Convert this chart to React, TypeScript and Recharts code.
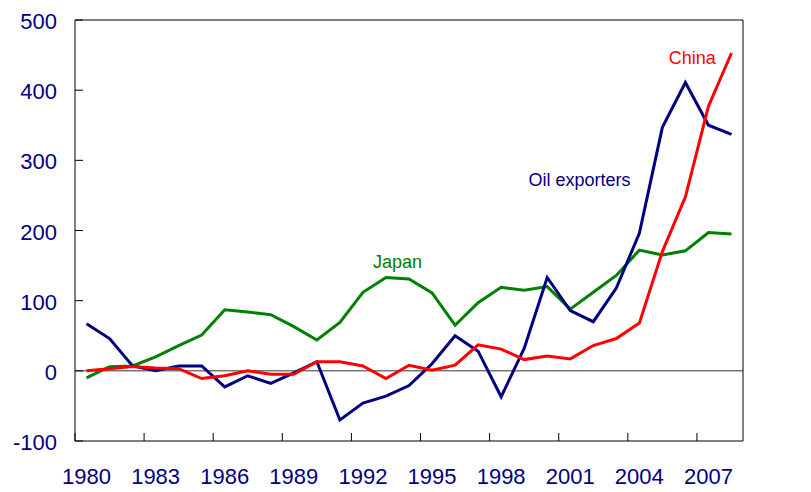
import { LineChart, Line, XAxis, YAxis, ReferenceLine, ReferenceDot } from 'recharts';

const years = [
  1980, 1981, 1982, 1983, 1984, 1985, 1986, 1987, 1988, 1989,
  1990, 1991, 1992, 1993, 1994, 1995, 1996, 1997, 1998, 1999,
  2000, 2001, 2002, 2003, 2004, 2005, 2006, 2007, 2008,
];

const japan = [
  -10, 6, 7, 20, 36, 51, 87, 84, 80, 63,
  44, 69, 112, 133, 131, 111, 65, 97, 119, 115,
  120, 88, 112, 136, 172, 165, 171, 197, 195,
];

const oilExporters = [
  67, 46, 7, 0, 7, 7, -23, -7, -18, -3,
  13, -70, -46, -36, -21, 10, 50, 28, -37, 32,
  133, 86, 70, 118, 196, 347, 411, 350, 337,
];

const china = [
  0, 3, 6, 4, 3, -11, -7, 0, -5, -5,
  13, 13, 7, -11, 8, 1, 8, 37, 31, 16,
  21, 17, 36, 46, 68, 170, 248, 377, 453,
];

const xTickLabels = ['1980', '1983', '1986', '1989', '1992', '1995', '1998', '2001', '2004', '2007'];
const yTicks = [-100, 0, 100, 200, 300, 400, 500];

const data = years.map((year, i) => ({
  year,
  japan: japan[i],
  oil: oilExporters[i],
  china: china[i],
}));

const NAVY = '#000080';
const FONT = '"Liberation Sans", Arial, sans-serif';
const PLOT_W = 668;
const HALF_BAND = PLOT_W / years.length / 2;

function LeftTick({ x, y, payload }: any) {
  return (
    <g>
      <line x1={x} x2={x + 8} y1={y} y2={y} stroke="#000" />
      <text x={x - 18} y={y} dy={9} textAnchor="end" fill={NAVY} fontSize={22} fontFamily={FONT}>
        {payload.value}
      </text>
    </g>
  );
}

function RightTick({ x, y, payload }: any) {
  return (
    <g>
      <line x1={x - 8} x2={x} y1={y} y2={y} stroke="#000" />
      <text x={x + 18} y={y} dy={9} textAnchor="start" fill={NAVY} fontSize={22} fontFamily={FONT}>
        {payload.value}
      </text>
    </g>
  );
}

function BottomTick({ x, y, payload }: any) {
  const tx = x - HALF_BAND;
  return (
    <g>
      <line x1={tx} x2={tx} y1={y} y2={y - 8} stroke="#000" />
      <text x={x} y={y + 43} textAnchor="middle" fill={NAVY} fontSize={22} fontFamily={FONT}>
        {payload.value}
      </text>
    </g>
  );
}

function seriesLabel(text: string, color: string) {
  return (props: any) => (
    <text x={props.cx} y={props.cy} textAnchor="middle" fill={color} fontSize={18} fontFamily={FONT}>
      {text}
    </text>
  );
}

export default function App() {
  return (
    <div style={{ position: 'absolute', left: 0, top: 0, background: '#fff' }}>
      <LineChart width={811} height={492} data={data} margin={{ top: 20, right: 0, bottom: 0, left: 0 }}>
        <XAxis
          dataKey="year"
          type="number"
          domain={[1979.5, 2008.5]}
          ticks={xTickLabels.map(Number)}
          interval={0}
          height={51}
          tickSize={0}
          tickMargin={0}
          tickLine={false}
          axisLine={{ stroke: '#000' }}
          tick={<BottomTick />}
        />
        <YAxis
          yAxisId="left"
          orientation="left"
          width={75}
          domain={[-100, 500]}
          ticks={yTicks}
          interval={0}
          tickSize={0}
          tickMargin={0}
          tickLine={false}
          axisLine={{ stroke: '#000' }}
          tick={<LeftTick />}
        />
        <YAxis
          yAxisId="right"
          orientation="right"
          width={68}
          domain={[-100, 500]}
          ticks={yTicks}
          interval={0}
          tickSize={0}
          tickMargin={0}
          tickLine={false}
          axisLine={{ stroke: '#000' }}
          tick={<RightTick />}
        />
        <ReferenceLine yAxisId="left" y={500} stroke="#000" />
        <ReferenceLine yAxisId="left" y={0} stroke="#333" />
        <Line yAxisId="left" type="linear" dataKey="japan" stroke="#008000" strokeWidth={3} dot={false} isAnimationActive={false} />
        <Line yAxisId="left" type="linear" dataKey="oil" stroke={NAVY} strokeWidth={3} dot={false} isAnimationActive={false} />
        <Line yAxisId="left" type="linear" dataKey="china" stroke="#ff0000" strokeWidth={3} dot={false} isAnimationActive={false} />
        <ReferenceDot yAxisId="left" x={2006.3} y={437} r={0} shape={seriesLabel('China', '#ff0000')} />
        <ReferenceDot yAxisId="left" x={2001.4} y={264} r={0} shape={seriesLabel('Oil exporters', NAVY)} />
        <ReferenceDot yAxisId="left" x={1993.5} y={147} r={0} shape={seriesLabel('Japan', '#008000')} />
      </LineChart>
    </div>
  );
}
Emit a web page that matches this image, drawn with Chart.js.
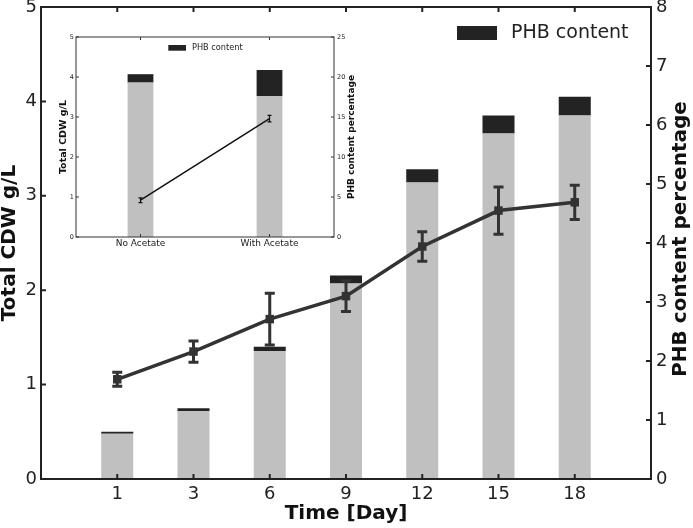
<!DOCTYPE html>
<html>
<head>
<meta charset="utf-8">
<script src="https://cdn.jsdelivr.net/npm/chart.js@4"></script>
<style>
  html, body { margin: 0; padding: 0; background: #fff; }
  #wrap { position: relative; width: 693px; height: 528px; }
  #main { position: absolute; left: 0; top: 0; }
  #inset { position: absolute; left: 50px; top: 28px; }
</style>
</head>
<body>
<div id="wrap">
  <canvas id="main" width="693" height="528"></canvas>
  <canvas id="inset" width="312" height="226"></canvas>
</div>
<script>
// main chart data
const days = ['1', '3', '6', '9', '12', '15', '18'];
const cdwRest = [0.48, 0.72, 1.355, 2.07, 3.14, 3.66, 3.85];   // grey part, g/L
const phbPart = [0.02, 0.03, 0.045, 0.085, 0.14, 0.19, 0.20];  // black part, g/L
const phbPct = [1.69, 2.16, 2.71, 3.10, 3.94, 4.55, 4.69];    // right axis, %
const phbErr = [0.12, 0.18, 0.44, 0.26, 0.25, 0.40, 0.29];
const leftTicks = [0, 1, 2, 3, 4, 5];
const rightTicks = [0, 1, 2, 3, 4, 5, 6, 7, 8];

// inset data
const insetGroups = ['No Acetate', 'With Acetate'];
const insetRest = [3.86, 3.525];
const insetPhb = [0.21, 0.65];
const insetPct = [4.6, 14.8];
const insetErr = [0.3, 0.4];
const insetLeftTicks = [0, 1, 2, 3, 4, 5];
const insetRightTicks = [0, 5, 10, 15, 20, 25];

Chart.defaults.font.family = 'DejaVu Sans';
Chart.defaults.color = '#222';

// one empty slot each side of the days
const pad = arr => [null, ...arr, null];
const setTicks = list => s => { s.ticks = list.map(v => ({ value: v })); };
const noGrid = { display: false, drawTicks: false };

// box, inward ticks, error bars, right title, legend
const framePlugin = {
  id: 'frame',
  afterDatasetsDraw(chart, args, o) {
    const ctx = chart.ctx;
    ctx.save();
    chart.data.datasets.forEach((ds, di) => {
      if (!ds.errors) return;
      const meta = chart.getDatasetMeta(di);
      const ys = chart.scales[ds.yAxisID];
      ctx.strokeStyle = ds.borderColor;
      ctx.lineWidth = o.errWidth;
      meta.data.forEach((pt, i) => {
        const v = ds.data[i], e = ds.errors[i];
        if (v == null || e == null) return;
        const lo = ys.getPixelForValue(v - e), hi = ys.getPixelForValue(v + e);
        ctx.beginPath();
        ctx.moveTo(pt.x, lo); ctx.lineTo(pt.x, hi);
        ctx.moveTo(pt.x - o.cap, lo); ctx.lineTo(pt.x + o.cap, lo);
        ctx.moveTo(pt.x - o.cap, hi); ctx.lineTo(pt.x + o.cap, hi);
        ctx.stroke();
      });
    });
    ctx.restore();
  },
  afterDraw(chart, args, o) {
    const ctx = chart.ctx, a = chart.chartArea;
    ctx.save();
    ctx.strokeStyle = o.color;
    ctx.lineWidth = o.lineWidth;
    ctx.strokeRect(a.left, a.top, a.right - a.left, a.bottom - a.top);

    const len = o.tickLen;
    ctx.beginPath();
    const x = chart.scales.x;
    x.ticks.forEach((t, i) => {
      if (t.label === '') return;
      const px = x.getPixelForTick(i);
      ctx.moveTo(px, a.bottom); ctx.lineTo(px, a.bottom - len);
      ctx.moveTo(px, a.top); ctx.lineTo(px, a.top + len);
    });
    const y = chart.scales.y;
    y.ticks.forEach((t, i) => {
      const py = y.getPixelForTick(i);
      ctx.moveTo(a.left, py); ctx.lineTo(a.left + len, py);
    });
    const y2 = chart.scales.y2;
    y2.ticks.forEach((t, i) => {
      const py = y2.getPixelForTick(i);
      ctx.moveTo(a.right, py); ctx.lineTo(a.right - len, py);
    });
    ctx.stroke();

    // right axis title, reading bottom to top
    ctx.fillStyle = '#111';
    ctx.font = 'bold ' + o.rightTitle.size + 'px "DejaVu Sans"';
    ctx.textAlign = 'center';
    ctx.textBaseline = 'middle';
    ctx.save();
    ctx.translate(o.rightTitle.x, (a.top + a.bottom) / 2 + o.rightTitle.dy);
    ctx.rotate(-Math.PI / 2);
    ctx.fillText(o.rightTitle.text, 0, 0);
    ctx.restore();

    // legend: only the PHB entry
    const lg = o.legend;
    const ds = chart.data.datasets.find(d => d.label === lg.label);
    ctx.fillStyle = ds.backgroundColor;
    ctx.fillRect(lg.x, lg.y, lg.w, lg.h);
    ctx.fillStyle = '#222';
    ctx.font = lg.size + 'px "DejaVu Sans"';
    ctx.textAlign = 'left';
    ctx.fillText(ds.label, lg.textX, lg.y + lg.h / 2);
    ctx.restore();
  }
};

// Gráfica principal
new Chart(document.getElementById('main'), {
  data: {
    labels: pad(days),
    datasets: [
      {
        type: 'line', label: 'PHB %', data: pad(phbPct), errors: pad(phbErr),
        yAxisID: 'y2', borderColor: '#333', backgroundColor: '#333', borderWidth: 3.5,
        pointStyle: 'rect', pointRadius: 6, pointBorderWidth: 0, pointBackgroundColor: '#333',
        order: 0
      },
      {
        type: 'bar', label: 'CDW', data: pad(cdwRest), yAxisID: 'y', stack: 's',
        backgroundColor: '#c0c0c0', categoryPercentage: 0.42, barPercentage: 1, order: 1
      },
      {
        type: 'bar', label: 'PHB content', data: pad(phbPart), yAxisID: 'y', stack: 's',
        backgroundColor: '#232323', categoryPercentage: 0.42, barPercentage: 1, order: 1
      }
    ]
  },
  options: {
    responsive: false,
    animation: false,
    devicePixelRatio: 1,
    layout: { padding: { top: 7, left: 0, right: 0, bottom: 0 } },
    plugins: {
      legend: { display: false },
      tooltip: { enabled: false },
      frame: {
        color: '#222', lineWidth: 2, tickLen: 5, errWidth: 3, cap: 5,
        rightTitle: { text: 'PHB content percentage', x: 681, dy: -4, size: 20 },
        legend: { label: 'PHB content', x: 457, y: 26, w: 40, h: 14, textX: 511, size: 19 }
      }
    },
    scales: {
      x: {
        stacked: true, offset: false,
        grid: noGrid, border: { display: false },
        ticks: { autoSkip: false, maxRotation: 0, padding: 5, font: { size: 18 } },
        title: { display: true, text: 'Time [Day]', color: '#111', font: { size: 20, weight: 'bold' }, padding: { top: 0, bottom: 2 } },
        afterFit(s) { s.height = 49; s.paddingLeft = 0; s.paddingRight = 0; }
      },
      y: {
        position: 'left', stacked: true, min: leftTicks[0], max: leftTicks[leftTicks.length - 1],
        grid: noGrid, border: { display: false },
        ticks: { padding: 4, font: { size: 18 } },
        afterBuildTicks: setTicks(leftTicks),
        title: { display: true, text: 'Total CDW g/L', color: '#111', font: { size: 20, weight: 'bold', lineHeight: 1 }, padding: { top: 0, bottom: 0 } },
        afterFit(s) { s.width = 41; s.paddingTop = 0; s.paddingBottom = 0; }
      },
      y2: {
        position: 'right', min: rightTicks[0], max: rightTicks[rightTicks.length - 1],
        grid: noGrid, border: { display: false },
        ticks: { padding: 5, font: { size: 18 } },
        afterBuildTicks: setTicks(rightTicks),
        afterFit(s) { s.width = 42; s.paddingTop = 0; s.paddingBottom = 0; }
      }
    }
  },
  plugins: [framePlugin]
});

// Gráfica insertada (acetato)
new Chart(document.getElementById('inset'), {
  data: {
    labels: insetGroups,
    datasets: [
      {
        type: 'line', label: 'PHB %', data: insetPct, errors: insetErr,
        yAxisID: 'y2', borderColor: '#111', backgroundColor: '#111', borderWidth: 1.5,
        pointRadius: 0, order: 0
      },
      {
        type: 'bar', label: 'CDW', data: insetRest, yAxisID: 'y', stack: 's',
        backgroundColor: '#c0c0c0', categoryPercentage: 0.2, barPercentage: 1, order: 1
      },
      {
        type: 'bar', label: 'PHB content', data: insetPhb, yAxisID: 'y', stack: 's',
        backgroundColor: '#232323', categoryPercentage: 0.2, barPercentage: 1, order: 1
      }
    ]
  },
  options: {
    responsive: false,
    animation: false,
    devicePixelRatio: 1,
    layout: { padding: { top: 9, left: 0, right: 0, bottom: 0 } },
    plugins: {
      legend: { display: false },
      tooltip: { enabled: false },
      frame: {
        color: '#333', lineWidth: 1, tickLen: 3, errWidth: 1.2, cap: 2,
        rightTitle: { text: 'PHB content percentage', x: 301.5, dy: 0, size: 9 },
        legend: { label: 'PHB content', x: 118.3, y: 17, w: 17.7, h: 5.7, textX: 142, size: 8.2 }
      }
    },
    scales: {
      x: {
        stacked: true, offset: true,
        grid: noGrid, border: { display: false },
        ticks: { autoSkip: false, maxRotation: 0, padding: 1, font: { size: 9 } },
        afterFit(s) { s.height = 17; s.paddingLeft = 0; s.paddingRight = 0; }
      },
      y: {
        position: 'left', stacked: true, min: insetLeftTicks[0], max: insetLeftTicks[insetLeftTicks.length - 1],
        grid: noGrid, border: { display: false },
        ticks: { padding: 2, font: { size: 6.5 } },
        afterBuildTicks: setTicks(insetLeftTicks),
        title: { display: true, text: 'Total CDW g/L', color: '#111', font: { size: 9.5, weight: 'bold', lineHeight: 1 }, padding: { top: 9, bottom: 0 } },
        afterFit(s) { s.width = 26; s.paddingTop = 0; s.paddingBottom = 0; }
      },
      y2: {
        position: 'right', min: insetRightTicks[0], max: insetRightTicks[insetRightTicks.length - 1],
        grid: noGrid, border: { display: false },
        ticks: { padding: 3, font: { size: 6.5 } },
        afterBuildTicks: setTicks(insetRightTicks),
        afterFit(s) { s.width = 28; s.paddingTop = 0; s.paddingBottom = 0; }
      }
    }
  },
  plugins: [framePlugin]
});
</script>
</body>
</html>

======

Find every line that has "this" in it, then return those lines.

Solution:
Convert this chart to React, TypeScript and Recharts code.
Emit a web page that matches this image, drawn with Chart.js.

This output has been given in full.